→ Given task
Return a copy of each line that holds the string "this".

→ Entries

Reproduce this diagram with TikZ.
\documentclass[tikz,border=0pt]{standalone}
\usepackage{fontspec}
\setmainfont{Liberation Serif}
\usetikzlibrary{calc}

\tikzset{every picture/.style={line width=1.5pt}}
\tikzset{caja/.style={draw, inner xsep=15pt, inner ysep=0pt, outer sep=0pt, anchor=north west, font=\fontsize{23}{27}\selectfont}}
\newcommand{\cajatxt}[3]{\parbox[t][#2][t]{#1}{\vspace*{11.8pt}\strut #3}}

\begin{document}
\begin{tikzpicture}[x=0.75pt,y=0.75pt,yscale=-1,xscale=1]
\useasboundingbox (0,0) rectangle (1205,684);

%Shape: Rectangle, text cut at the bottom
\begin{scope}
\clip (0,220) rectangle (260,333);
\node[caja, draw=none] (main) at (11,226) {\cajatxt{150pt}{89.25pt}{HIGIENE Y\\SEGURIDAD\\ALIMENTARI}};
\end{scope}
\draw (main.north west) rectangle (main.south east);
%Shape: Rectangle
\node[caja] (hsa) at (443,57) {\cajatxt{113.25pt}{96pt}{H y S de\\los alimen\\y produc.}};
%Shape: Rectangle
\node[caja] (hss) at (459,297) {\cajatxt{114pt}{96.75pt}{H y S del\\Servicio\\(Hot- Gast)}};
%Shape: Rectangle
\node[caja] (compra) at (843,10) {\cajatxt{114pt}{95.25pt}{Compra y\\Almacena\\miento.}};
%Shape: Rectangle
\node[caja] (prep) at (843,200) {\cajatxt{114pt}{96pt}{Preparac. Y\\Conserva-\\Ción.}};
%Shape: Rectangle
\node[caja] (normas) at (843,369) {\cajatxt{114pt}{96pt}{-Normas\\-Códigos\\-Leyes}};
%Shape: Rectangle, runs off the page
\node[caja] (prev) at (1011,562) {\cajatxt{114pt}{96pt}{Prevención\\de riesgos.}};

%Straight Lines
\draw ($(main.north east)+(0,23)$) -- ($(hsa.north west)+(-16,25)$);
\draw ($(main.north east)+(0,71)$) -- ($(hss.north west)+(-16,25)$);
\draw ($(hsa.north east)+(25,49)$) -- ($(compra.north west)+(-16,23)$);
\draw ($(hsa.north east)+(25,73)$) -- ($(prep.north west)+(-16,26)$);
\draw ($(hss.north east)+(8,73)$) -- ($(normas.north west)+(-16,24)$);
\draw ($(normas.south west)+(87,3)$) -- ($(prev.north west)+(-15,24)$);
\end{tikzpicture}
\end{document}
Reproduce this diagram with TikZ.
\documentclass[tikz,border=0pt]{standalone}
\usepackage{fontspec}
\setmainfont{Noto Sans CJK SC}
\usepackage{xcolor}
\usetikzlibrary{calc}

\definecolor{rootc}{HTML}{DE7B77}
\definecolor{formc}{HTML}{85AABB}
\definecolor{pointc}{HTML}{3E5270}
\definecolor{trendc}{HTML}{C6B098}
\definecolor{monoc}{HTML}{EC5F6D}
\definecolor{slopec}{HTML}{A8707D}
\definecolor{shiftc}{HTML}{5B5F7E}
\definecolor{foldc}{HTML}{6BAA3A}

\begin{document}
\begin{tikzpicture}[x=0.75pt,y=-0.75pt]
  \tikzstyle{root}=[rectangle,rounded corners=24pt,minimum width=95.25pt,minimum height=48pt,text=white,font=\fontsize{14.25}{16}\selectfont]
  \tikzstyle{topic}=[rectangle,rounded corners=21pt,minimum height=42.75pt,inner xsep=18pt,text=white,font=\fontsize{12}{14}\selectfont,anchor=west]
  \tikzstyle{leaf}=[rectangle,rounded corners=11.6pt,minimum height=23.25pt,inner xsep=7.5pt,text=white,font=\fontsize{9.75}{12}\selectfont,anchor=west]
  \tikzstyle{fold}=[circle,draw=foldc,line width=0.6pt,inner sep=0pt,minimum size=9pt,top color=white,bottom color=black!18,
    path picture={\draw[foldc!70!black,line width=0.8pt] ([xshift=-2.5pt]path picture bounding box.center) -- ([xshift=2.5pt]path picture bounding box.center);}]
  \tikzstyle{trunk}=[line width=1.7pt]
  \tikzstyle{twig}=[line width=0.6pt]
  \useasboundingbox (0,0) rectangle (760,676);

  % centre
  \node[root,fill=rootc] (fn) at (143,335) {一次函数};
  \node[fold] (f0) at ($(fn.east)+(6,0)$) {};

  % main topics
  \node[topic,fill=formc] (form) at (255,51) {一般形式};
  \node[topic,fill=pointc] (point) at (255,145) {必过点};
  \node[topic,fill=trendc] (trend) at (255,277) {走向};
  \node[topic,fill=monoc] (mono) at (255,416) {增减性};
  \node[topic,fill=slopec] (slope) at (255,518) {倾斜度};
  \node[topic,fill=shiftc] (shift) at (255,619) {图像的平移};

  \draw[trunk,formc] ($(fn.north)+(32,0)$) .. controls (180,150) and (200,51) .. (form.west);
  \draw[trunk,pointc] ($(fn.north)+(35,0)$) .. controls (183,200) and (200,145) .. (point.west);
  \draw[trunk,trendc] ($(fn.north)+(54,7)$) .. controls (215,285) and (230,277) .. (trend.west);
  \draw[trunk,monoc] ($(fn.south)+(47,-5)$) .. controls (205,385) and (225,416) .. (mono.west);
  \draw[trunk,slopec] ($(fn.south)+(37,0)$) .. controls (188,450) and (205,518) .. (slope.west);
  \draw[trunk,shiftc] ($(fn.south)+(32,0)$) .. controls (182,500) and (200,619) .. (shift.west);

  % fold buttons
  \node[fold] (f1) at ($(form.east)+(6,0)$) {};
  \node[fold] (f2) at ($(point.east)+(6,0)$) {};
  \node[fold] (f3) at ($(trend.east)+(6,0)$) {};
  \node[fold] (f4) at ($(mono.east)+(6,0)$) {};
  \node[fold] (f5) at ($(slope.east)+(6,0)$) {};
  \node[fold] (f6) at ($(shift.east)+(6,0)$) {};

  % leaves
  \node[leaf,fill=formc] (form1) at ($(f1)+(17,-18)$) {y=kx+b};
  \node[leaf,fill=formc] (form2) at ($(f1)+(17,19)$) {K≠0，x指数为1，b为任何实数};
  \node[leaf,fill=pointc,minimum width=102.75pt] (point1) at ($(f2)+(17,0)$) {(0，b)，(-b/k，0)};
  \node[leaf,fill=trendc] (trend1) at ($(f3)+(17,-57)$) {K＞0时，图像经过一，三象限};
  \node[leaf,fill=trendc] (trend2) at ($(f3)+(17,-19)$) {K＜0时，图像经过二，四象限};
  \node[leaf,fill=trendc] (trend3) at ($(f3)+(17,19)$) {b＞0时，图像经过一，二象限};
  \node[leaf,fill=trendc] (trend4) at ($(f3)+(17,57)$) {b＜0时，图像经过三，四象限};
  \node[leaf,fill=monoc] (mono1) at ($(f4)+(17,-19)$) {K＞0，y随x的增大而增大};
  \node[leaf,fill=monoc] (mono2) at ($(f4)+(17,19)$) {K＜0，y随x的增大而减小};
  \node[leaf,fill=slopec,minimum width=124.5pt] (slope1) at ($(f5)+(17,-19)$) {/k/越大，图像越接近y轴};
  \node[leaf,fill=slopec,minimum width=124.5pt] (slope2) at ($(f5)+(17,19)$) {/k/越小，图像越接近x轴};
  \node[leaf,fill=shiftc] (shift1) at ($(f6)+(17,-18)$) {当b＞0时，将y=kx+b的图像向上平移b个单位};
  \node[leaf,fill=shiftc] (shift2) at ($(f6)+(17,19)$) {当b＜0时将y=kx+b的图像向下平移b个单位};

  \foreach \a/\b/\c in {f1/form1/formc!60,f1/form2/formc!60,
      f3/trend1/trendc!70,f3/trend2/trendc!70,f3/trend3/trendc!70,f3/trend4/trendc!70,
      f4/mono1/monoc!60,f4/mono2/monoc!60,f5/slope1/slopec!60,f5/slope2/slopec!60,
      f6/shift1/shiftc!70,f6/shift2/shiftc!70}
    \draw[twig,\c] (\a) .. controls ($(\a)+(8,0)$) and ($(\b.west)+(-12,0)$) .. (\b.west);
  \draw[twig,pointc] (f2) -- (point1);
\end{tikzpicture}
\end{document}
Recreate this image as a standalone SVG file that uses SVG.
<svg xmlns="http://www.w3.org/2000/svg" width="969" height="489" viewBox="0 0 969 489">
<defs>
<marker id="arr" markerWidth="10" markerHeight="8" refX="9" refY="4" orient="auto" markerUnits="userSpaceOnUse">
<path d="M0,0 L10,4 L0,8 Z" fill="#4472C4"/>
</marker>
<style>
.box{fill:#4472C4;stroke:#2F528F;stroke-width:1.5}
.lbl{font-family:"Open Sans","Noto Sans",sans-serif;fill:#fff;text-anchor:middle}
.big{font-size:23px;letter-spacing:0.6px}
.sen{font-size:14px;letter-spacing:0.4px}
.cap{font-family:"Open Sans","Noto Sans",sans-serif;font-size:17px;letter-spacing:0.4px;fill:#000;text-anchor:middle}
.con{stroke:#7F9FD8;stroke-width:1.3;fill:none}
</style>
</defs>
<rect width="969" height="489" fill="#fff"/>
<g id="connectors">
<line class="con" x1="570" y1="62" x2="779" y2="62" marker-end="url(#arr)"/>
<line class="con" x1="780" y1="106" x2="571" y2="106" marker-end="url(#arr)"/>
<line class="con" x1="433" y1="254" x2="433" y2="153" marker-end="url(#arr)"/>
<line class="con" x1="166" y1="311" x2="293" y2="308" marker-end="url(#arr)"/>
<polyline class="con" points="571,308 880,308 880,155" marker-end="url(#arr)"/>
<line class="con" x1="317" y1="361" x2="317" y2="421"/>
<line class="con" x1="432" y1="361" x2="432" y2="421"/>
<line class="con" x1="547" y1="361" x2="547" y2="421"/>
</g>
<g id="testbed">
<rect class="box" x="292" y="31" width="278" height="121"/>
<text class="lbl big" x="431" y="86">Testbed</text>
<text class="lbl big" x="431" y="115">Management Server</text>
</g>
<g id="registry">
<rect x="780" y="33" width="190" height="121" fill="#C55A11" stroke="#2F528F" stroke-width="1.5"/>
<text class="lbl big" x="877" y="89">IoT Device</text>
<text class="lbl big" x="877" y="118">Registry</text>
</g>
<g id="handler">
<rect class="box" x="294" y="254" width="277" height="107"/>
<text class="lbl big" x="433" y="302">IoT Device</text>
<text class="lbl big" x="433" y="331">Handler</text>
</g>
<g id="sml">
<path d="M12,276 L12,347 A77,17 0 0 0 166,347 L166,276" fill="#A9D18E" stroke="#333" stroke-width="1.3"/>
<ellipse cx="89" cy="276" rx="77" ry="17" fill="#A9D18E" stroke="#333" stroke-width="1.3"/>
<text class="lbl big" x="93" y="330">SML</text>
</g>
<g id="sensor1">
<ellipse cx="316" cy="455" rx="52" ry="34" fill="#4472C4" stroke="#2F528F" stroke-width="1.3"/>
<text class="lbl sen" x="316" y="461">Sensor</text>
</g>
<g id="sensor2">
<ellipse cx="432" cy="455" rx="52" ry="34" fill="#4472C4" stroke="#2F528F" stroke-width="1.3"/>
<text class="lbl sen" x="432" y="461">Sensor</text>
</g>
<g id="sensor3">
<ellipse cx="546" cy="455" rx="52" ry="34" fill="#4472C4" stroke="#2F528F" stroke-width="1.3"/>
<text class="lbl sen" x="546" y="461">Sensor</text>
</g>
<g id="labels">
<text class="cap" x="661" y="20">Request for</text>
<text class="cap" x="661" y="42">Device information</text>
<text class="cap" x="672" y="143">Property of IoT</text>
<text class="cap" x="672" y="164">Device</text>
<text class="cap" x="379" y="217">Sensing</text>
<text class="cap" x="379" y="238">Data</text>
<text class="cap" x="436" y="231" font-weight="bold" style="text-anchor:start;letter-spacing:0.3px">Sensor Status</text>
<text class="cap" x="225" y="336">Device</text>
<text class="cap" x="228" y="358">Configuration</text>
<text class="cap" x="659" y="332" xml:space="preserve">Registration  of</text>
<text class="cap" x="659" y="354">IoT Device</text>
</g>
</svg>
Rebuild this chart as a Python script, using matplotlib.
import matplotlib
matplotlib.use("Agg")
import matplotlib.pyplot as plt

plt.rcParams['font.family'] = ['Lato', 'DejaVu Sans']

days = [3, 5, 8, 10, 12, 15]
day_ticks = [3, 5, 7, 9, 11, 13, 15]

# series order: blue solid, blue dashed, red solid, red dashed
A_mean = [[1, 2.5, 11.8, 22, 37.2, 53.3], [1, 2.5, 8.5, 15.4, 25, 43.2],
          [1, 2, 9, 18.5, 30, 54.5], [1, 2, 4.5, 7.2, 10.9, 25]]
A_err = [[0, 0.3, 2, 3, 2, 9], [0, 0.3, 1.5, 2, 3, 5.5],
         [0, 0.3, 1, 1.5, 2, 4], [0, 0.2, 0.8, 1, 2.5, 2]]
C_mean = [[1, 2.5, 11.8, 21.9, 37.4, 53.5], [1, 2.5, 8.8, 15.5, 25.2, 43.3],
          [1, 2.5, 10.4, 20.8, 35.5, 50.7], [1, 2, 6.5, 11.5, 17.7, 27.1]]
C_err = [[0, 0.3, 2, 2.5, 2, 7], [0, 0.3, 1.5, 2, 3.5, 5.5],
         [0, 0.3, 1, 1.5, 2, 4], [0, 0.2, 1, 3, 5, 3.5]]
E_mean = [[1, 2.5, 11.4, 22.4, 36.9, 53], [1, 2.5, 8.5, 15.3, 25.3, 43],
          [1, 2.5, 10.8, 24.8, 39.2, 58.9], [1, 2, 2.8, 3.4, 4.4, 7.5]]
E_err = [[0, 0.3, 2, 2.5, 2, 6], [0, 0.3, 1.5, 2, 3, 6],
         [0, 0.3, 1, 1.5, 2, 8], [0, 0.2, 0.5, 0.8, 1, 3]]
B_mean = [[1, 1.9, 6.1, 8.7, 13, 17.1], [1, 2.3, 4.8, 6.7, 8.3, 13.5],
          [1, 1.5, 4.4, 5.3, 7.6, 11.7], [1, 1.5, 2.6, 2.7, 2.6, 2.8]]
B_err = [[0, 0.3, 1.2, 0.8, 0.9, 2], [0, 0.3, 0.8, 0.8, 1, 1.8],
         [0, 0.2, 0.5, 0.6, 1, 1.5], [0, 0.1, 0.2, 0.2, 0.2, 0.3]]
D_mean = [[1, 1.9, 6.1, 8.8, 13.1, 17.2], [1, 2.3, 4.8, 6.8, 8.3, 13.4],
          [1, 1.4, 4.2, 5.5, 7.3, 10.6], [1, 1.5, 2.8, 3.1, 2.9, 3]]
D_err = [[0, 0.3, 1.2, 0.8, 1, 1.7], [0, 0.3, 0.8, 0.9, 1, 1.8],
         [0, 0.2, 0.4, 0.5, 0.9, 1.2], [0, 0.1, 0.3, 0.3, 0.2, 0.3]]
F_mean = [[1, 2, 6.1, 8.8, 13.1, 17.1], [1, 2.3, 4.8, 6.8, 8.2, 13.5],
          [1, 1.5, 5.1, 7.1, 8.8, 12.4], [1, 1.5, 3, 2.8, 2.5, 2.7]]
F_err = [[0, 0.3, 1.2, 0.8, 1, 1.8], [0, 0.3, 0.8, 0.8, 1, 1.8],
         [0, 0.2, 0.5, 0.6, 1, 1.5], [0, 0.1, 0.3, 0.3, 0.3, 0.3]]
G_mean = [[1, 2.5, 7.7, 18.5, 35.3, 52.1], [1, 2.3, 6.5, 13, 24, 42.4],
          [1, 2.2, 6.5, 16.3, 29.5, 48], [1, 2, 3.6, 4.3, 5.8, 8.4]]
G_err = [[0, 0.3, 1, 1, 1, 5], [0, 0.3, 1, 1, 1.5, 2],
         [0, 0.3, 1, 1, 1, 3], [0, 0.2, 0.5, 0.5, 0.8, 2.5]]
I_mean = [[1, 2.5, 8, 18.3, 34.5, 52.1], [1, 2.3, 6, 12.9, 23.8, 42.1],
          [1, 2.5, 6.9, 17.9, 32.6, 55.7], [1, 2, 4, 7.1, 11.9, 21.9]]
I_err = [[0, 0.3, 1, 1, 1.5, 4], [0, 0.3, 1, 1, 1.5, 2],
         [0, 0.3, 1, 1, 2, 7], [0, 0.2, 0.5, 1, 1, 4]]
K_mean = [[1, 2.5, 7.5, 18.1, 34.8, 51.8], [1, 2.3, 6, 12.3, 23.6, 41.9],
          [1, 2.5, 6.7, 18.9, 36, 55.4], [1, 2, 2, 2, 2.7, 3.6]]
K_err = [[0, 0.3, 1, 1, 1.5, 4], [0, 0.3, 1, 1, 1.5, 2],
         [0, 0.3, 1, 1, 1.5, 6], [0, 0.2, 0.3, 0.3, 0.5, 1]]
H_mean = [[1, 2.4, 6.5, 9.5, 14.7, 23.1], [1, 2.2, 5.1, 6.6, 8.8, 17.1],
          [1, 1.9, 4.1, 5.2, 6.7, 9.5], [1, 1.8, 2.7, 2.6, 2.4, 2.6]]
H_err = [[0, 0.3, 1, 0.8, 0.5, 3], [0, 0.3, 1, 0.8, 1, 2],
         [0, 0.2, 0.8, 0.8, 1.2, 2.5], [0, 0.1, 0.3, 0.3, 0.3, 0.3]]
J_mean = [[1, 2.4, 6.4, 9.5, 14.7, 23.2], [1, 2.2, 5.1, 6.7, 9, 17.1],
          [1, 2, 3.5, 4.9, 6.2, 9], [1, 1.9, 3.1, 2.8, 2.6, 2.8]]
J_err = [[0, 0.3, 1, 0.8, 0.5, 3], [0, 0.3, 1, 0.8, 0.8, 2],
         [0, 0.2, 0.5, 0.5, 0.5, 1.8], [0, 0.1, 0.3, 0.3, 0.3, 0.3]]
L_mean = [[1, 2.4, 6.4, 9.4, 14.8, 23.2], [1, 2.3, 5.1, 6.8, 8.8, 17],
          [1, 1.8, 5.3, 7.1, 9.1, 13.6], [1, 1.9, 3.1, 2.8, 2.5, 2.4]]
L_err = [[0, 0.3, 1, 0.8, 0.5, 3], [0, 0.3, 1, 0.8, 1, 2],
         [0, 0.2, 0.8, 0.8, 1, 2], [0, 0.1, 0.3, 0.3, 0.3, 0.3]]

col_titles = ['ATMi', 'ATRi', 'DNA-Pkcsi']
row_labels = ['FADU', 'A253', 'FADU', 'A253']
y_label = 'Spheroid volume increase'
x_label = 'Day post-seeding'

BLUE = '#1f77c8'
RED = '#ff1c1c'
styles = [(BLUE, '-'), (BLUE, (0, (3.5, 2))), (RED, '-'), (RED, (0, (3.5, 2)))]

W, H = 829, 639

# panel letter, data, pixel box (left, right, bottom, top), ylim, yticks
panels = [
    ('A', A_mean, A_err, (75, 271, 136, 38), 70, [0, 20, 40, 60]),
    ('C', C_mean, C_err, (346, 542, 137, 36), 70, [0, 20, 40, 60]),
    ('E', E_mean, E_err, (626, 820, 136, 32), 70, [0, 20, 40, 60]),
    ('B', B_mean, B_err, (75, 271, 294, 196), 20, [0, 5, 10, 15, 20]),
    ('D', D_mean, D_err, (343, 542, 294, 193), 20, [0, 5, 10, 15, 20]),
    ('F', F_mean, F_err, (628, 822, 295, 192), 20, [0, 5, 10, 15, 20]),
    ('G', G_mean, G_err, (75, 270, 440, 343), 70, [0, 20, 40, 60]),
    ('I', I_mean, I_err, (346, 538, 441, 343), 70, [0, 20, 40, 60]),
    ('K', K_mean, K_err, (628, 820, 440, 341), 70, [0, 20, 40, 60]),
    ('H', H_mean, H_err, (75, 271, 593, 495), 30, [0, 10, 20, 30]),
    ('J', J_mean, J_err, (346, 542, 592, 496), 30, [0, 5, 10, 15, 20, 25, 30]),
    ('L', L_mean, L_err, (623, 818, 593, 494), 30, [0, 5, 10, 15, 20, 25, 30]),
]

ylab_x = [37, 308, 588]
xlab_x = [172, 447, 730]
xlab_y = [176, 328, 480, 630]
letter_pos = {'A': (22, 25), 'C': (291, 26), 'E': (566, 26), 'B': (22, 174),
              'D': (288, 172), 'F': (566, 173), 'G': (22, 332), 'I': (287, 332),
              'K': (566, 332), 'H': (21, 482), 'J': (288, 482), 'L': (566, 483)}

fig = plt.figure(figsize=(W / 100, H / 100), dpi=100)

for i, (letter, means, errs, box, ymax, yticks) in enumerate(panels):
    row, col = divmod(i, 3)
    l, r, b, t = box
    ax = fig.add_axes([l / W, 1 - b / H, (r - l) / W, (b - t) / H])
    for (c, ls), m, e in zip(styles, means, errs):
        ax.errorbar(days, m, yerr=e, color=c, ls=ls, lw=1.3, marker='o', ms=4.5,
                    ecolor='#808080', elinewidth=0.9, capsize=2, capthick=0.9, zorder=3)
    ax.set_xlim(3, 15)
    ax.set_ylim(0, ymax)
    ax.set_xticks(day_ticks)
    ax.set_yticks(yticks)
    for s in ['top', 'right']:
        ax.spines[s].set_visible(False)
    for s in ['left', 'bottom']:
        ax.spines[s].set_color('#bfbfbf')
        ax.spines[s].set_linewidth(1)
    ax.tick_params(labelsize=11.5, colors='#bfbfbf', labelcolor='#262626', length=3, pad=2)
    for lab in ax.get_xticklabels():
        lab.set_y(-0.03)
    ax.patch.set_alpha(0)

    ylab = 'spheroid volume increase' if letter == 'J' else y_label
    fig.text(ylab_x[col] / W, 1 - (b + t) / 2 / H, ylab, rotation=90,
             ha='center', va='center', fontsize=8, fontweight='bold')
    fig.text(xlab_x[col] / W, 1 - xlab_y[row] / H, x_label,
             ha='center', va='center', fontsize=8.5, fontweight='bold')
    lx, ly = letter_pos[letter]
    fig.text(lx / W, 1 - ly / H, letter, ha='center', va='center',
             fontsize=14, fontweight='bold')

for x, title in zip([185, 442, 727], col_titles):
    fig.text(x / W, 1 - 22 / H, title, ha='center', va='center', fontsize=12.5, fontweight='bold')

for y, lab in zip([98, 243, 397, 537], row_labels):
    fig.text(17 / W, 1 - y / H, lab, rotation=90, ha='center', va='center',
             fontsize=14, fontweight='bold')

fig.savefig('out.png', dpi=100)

→ Answer in full
Reproduce this diagram with TikZ.
Reproduce this diagram with TikZ.
Recreate this image as a standalone SVG file that uses SVG.
Rebuild this chart as a Python script, using matplotlib.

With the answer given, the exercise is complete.